# The new guy in California



## rdsi64 (Jun 18, 2011)

Hello folks. I couldn't find an intro forum here so since my interest in hunting coyotes brought me here I figure why not say hello in the predator forum. I retired from the USMC in 2007 and have since then developed an interest in hunting coyotes. Hunting predators is one of the few ways to hunt in California without spending large amounts of money. So far my safe consists of a pair of heavy barreled bolt guns one each in .308 and .223. I also have recently discovered the fun of shooting an AR type weapon system that I can have any way I want. This is much more fun than having to do it Uncle Sugar's way. Trust me when I say they are not hard to build at all. So far the only animal that has fell to my skilled trigger finger was a pig on a private ranch. With a long range heavy barreled .308 it wasn't very challenging. So far it has been my experience that pigs are much easier to hunt that coyotes. I haven't put my first coyote on the ground but the whole process of sneaking into and out of your stands is half the fun so I'm in no hurry my first will come. Anyway who here is from southern California.

The new guy


----------



## On a call (Mar 3, 2010)

Hey welcome new guy







.

Southern Cal so you are hunting the easy yotes ( only joking...I rib you westerns. Telling the guys our eastern yotes have degrees in evasivness ). I do however think you find them a challenge without quesiton. Sneeking in, sitting still, working the wind, camo, brushing your teeth with charcoal to knock down the shine ( joking ) are only a few of the things you need to implement into your life to increase your chances. With that said there is dumb luck too..but do not count on it.

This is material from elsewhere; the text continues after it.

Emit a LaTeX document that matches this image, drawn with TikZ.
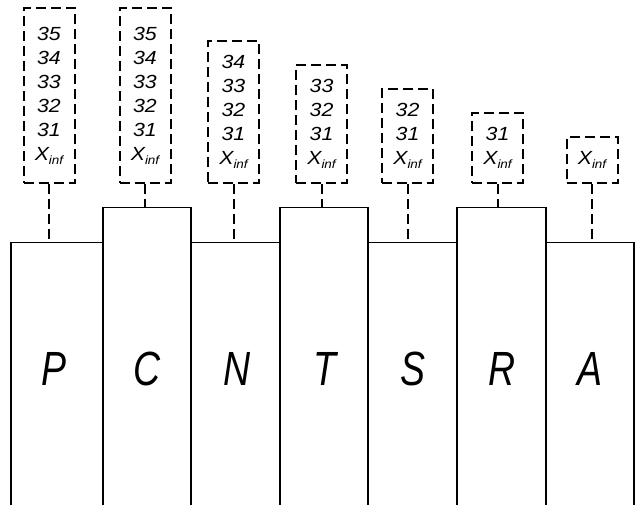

Shoot away with the quesitions and nice to meet you.


----------



## Mattuk (Oct 16, 2010)

Welcome to PT rdsi64. I look forward to hearing more from you.


----------



## bones44 (Jan 7, 2011)

Welcome to PT !! LOTS of great knowledgable and friendly people here !!


----------



## Antlerz22 (Apr 18, 2011)

Semper Fi, and welcome to PT. :ditto:So jump right in!


----------



## youngdon (Mar 10, 2010)

Welome to the forum rdsi64


----------



## bar-d (Feb 3, 2010)

Welcome rdsi64. Glad to have you here. First of all I want to personally thank you for your service Marine. You and all our service people have my utmost respect and admiration. Secondly, welcome to predator hunting. It will be the cause of many an unbalanced bank statement in the future. I am sure you will become as fanatical as many of us as time goes on. By the way, here is a thread I started for introductions. http://www.predatortalk.com/members-cabin/1173-new-members-introduce-yourselves-here.html. Please visit and let us know all about you. Welcome to PT and thanks again for your service.


----------



## Eyemakecalls2 (Apr 13, 2011)

Welcome Marine. And as bar-d says, I too have the utmost respect and admiration for the brave who serve our country. Thank you for my freedom! I'm N. central California Santa Cruz, CA I been shooting .223 to 300 for a couple years, just started to shoot .223 out to 610 800 & 900yards Not bad groups @900 several are sub moa but there about 20-24 inches right, left, up, down. Pretty tough and the wind is alway there. On the coast. I make predator calls too. My links are on my signature. I load my own and glad your with us. Chime in and keep us up to date on your hunts. Also scent sheild help for the down-wind approach them yote are famous for.


----------



## SWAMPBUCK10PT (Apr 5, 2010)

*Welcome rdsi64-------Semper Fi [66-69]---------sb*


----------



## hassell (Feb 9, 2010)

Welcome also and enjoy the site.


----------



## showmeyote (Dec 12, 2010)

Welcome SoCal!!!!!!!!!!!!!!!!!!!1


----------



## 220swift (Mar 2, 2011)

Welcome to PT and thank you for your service


----------